Task description
Leaving out the pictures, retype all the material exactly.

Data segment
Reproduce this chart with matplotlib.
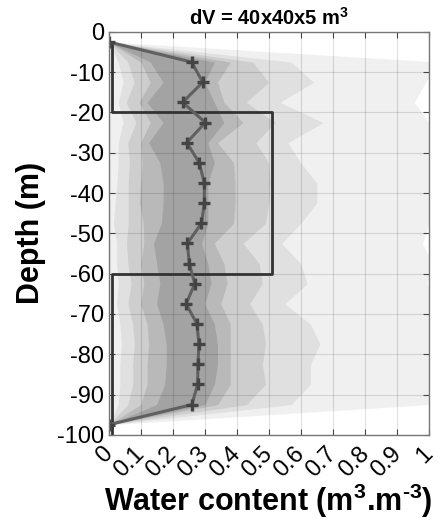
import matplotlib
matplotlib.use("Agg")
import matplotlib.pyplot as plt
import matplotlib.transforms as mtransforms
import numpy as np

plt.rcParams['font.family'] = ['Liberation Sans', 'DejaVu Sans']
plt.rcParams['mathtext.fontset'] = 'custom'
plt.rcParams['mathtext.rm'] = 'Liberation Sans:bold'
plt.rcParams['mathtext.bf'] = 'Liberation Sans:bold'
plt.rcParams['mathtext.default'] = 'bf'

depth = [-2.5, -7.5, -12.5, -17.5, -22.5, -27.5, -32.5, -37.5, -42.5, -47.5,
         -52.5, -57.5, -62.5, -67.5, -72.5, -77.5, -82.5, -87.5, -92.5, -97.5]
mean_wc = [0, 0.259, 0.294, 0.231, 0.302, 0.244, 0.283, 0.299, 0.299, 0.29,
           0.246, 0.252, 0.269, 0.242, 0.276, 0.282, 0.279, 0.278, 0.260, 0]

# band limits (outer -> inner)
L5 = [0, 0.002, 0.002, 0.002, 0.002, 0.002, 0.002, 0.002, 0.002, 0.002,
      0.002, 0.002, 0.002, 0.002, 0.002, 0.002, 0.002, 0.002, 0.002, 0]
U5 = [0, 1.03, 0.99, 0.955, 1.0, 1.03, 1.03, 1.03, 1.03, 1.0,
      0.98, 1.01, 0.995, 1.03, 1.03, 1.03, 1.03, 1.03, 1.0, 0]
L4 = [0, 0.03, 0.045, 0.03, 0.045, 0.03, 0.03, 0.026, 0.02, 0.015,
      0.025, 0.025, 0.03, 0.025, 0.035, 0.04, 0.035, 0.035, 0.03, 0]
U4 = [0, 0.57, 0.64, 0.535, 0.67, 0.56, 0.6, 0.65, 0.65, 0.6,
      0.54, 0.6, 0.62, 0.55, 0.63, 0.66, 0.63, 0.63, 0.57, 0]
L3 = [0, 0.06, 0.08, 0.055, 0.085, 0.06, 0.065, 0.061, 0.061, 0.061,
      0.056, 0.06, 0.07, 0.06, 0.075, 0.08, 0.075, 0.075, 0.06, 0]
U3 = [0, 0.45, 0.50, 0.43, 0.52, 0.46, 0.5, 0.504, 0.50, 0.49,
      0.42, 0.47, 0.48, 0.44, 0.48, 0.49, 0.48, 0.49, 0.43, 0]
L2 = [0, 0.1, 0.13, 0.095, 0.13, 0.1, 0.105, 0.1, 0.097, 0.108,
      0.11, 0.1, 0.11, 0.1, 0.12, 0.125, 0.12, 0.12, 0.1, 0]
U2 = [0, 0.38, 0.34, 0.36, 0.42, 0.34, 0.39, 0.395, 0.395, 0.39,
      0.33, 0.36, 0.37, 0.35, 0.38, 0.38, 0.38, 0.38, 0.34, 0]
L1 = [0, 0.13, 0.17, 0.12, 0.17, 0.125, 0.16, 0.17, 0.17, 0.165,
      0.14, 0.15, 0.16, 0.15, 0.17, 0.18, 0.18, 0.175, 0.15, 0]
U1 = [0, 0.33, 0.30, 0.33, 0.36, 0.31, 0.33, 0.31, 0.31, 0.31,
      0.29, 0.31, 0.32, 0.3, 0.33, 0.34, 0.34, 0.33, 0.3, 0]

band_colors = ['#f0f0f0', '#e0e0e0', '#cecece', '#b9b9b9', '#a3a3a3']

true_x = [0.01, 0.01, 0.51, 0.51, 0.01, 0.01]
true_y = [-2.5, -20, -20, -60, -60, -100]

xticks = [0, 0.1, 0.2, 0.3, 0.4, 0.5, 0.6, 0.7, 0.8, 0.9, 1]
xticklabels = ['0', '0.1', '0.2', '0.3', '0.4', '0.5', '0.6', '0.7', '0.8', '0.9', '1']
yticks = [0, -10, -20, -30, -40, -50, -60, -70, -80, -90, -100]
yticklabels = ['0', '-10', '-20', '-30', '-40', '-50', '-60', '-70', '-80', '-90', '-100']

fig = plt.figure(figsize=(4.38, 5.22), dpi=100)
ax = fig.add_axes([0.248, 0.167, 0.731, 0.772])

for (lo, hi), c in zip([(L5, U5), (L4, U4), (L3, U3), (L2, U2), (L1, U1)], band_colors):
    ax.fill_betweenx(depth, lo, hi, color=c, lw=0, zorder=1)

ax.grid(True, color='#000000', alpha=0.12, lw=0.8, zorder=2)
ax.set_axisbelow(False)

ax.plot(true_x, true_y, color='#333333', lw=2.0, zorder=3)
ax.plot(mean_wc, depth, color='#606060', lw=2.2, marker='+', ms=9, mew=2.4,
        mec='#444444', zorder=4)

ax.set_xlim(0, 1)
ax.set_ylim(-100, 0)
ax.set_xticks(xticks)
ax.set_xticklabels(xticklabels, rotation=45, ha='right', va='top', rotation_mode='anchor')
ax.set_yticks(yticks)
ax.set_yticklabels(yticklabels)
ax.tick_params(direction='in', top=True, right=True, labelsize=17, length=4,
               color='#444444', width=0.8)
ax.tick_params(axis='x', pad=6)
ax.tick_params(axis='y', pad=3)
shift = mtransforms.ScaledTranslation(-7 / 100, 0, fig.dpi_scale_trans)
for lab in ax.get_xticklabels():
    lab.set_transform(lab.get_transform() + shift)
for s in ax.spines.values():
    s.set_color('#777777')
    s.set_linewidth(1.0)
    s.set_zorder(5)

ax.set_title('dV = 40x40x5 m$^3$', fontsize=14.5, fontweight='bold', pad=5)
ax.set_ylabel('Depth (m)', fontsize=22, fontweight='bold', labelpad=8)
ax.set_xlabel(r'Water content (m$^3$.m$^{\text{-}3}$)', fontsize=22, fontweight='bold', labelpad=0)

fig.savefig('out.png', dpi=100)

Output of the task
Reproduce this chart with matplotlib.
import matplotlib
matplotlib.use("Agg")
import matplotlib.pyplot as plt
import matplotlib.transforms as mtransforms
import numpy as np

plt.rcParams['font.family'] = ['Liberation Sans', 'DejaVu Sans']
plt.rcParams['mathtext.fontset'] = 'custom'
plt.rcParams['mathtext.rm'] = 'Liberation Sans:bold'
plt.rcParams['mathtext.bf'] = 'Liberation Sans:bold'
plt.rcParams['mathtext.default'] = 'bf'

depth = [-2.5, -7.5, -12.5, -17.5, -22.5, -27.5, -32.5, -37.5, -42.5, -47.5,
         -52.5, -57.5, -62.5, -67.5, -72.5, -77.5, -82.5, -87.5, -92.5, -97.5]
mean_wc = [0, 0.259, 0.294, 0.231, 0.302, 0.244, 0.283, 0.299, 0.299, 0.29,
           0.246, 0.252, 0.269, 0.242, 0.276, 0.282, 0.279, 0.278, 0.260, 0]

# band limits (outer -> inner)
L5 = [0, 0.002, 0.002, 0.002, 0.002, 0.002, 0.002, 0.002, 0.002, 0.002,
      0.002, 0.002, 0.002, 0.002, 0.002, 0.002, 0.002, 0.002, 0.002, 0]
U5 = [0, 1.03, 0.99, 0.955, 1.0, 1.03, 1.03, 1.03, 1.03, 1.0,
      0.98, 1.01, 0.995, 1.03, 1.03, 1.03, 1.03, 1.03, 1.0, 0]
L4 = [0, 0.03, 0.045, 0.03, 0.045, 0.03, 0.03, 0.026, 0.02, 0.015,
      0.025, 0.025, 0.03, 0.025, 0.035, 0.04, 0.035, 0.035, 0.03, 0]
U4 = [0, 0.57, 0.64, 0.535, 0.67, 0.56, 0.6, 0.65, 0.65, 0.6,
      0.54, 0.6, 0.62, 0.55, 0.63, 0.66, 0.63, 0.63, 0.57, 0]
L3 = [0, 0.06, 0.08, 0.055, 0.085, 0.06, 0.065, 0.061, 0.061, 0.061,
      0.056, 0.06, 0.07, 0.06, 0.075, 0.08, 0.075, 0.075, 0.06, 0]
U3 = [0, 0.45, 0.50, 0.43, 0.52, 0.46, 0.5, 0.504, 0.50, 0.49,
      0.42, 0.47, 0.48, 0.44, 0.48, 0.49, 0.48, 0.49, 0.43, 0]
L2 = [0, 0.1, 0.13, 0.095, 0.13, 0.1, 0.105, 0.1, 0.097, 0.108,
      0.11, 0.1, 0.11, 0.1, 0.12, 0.125, 0.12, 0.12, 0.1, 0]
U2 = [0, 0.38, 0.34, 0.36, 0.42, 0.34, 0.39, 0.395, 0.395, 0.39,
      0.33, 0.36, 0.37, 0.35, 0.38, 0.38, 0.38, 0.38, 0.34, 0]
L1 = [0, 0.13, 0.17, 0.12, 0.17, 0.125, 0.16, 0.17, 0.17, 0.165,
      0.14, 0.15, 0.16, 0.15, 0.17, 0.18, 0.18, 0.175, 0.15, 0]
U1 = [0, 0.33, 0.30, 0.33, 0.36, 0.31, 0.33, 0.31, 0.31, 0.31,
      0.29, 0.31, 0.32, 0.3, 0.33, 0.34, 0.34, 0.33, 0.3, 0]

band_colors = ['#f0f0f0', '#e0e0e0', '#cecece', '#b9b9b9', '#a3a3a3']

true_x = [0.01, 0.01, 0.51, 0.51, 0.01, 0.01]
true_y = [-2.5, -20, -20, -60, -60, -100]

xticks = [0, 0.1, 0.2, 0.3, 0.4, 0.5, 0.6, 0.7, 0.8, 0.9, 1]
xticklabels = ['0', '0.1', '0.2', '0.3', '0.4', '0.5', '0.6', '0.7', '0.8', '0.9', '1']
yticks = [0, -10, -20, -30, -40, -50, -60, -70, -80, -90, -100]
yticklabels = ['0', '-10', '-20', '-30', '-40', '-50', '-60', '-70', '-80', '-90', '-100']

fig = plt.figure(figsize=(4.38, 5.22), dpi=100)
ax = fig.add_axes([0.248, 0.167, 0.731, 0.772])

for (lo, hi), c in zip([(L5, U5), (L4, U4), (L3, U3), (L2, U2), (L1, U1)], band_colors):
    ax.fill_betweenx(depth, lo, hi, color=c, lw=0, zorder=1)

ax.grid(True, color='#000000', alpha=0.12, lw=0.8, zorder=2)
ax.set_axisbelow(False)

ax.plot(true_x, true_y, color='#333333', lw=2.0, zorder=3)
ax.plot(mean_wc, depth, color='#606060', lw=2.2, marker='+', ms=9, mew=2.4,
        mec='#444444', zorder=4)

ax.set_xlim(0, 1)
ax.set_ylim(-100, 0)
ax.set_xticks(xticks)
ax.set_xticklabels(xticklabels, rotation=45, ha='right', va='top', rotation_mode='anchor')
ax.set_yticks(yticks)
ax.set_yticklabels(yticklabels)
ax.tick_params(direction='in', top=True, right=True, labelsize=17, length=4,
               color='#444444', width=0.8)
ax.tick_params(axis='x', pad=6)
ax.tick_params(axis='y', pad=3)
shift = mtransforms.ScaledTranslation(-7 / 100, 0, fig.dpi_scale_trans)
for lab in ax.get_xticklabels():
    lab.set_transform(lab.get_transform() + shift)
for s in ax.spines.values():
    s.set_color('#777777')
    s.set_linewidth(1.0)
    s.set_zorder(5)

ax.set_title('dV = 40x40x5 m$^3$', fontsize=14.5, fontweight='bold', pad=5)
ax.set_ylabel('Depth (m)', fontsize=22, fontweight='bold', labelpad=8)
ax.set_xlabel(r'Water content (m$^3$.m$^{\text{-}3}$)', fontsize=22, fontweight='bold', labelpad=0)

fig.savefig('out.png', dpi=100)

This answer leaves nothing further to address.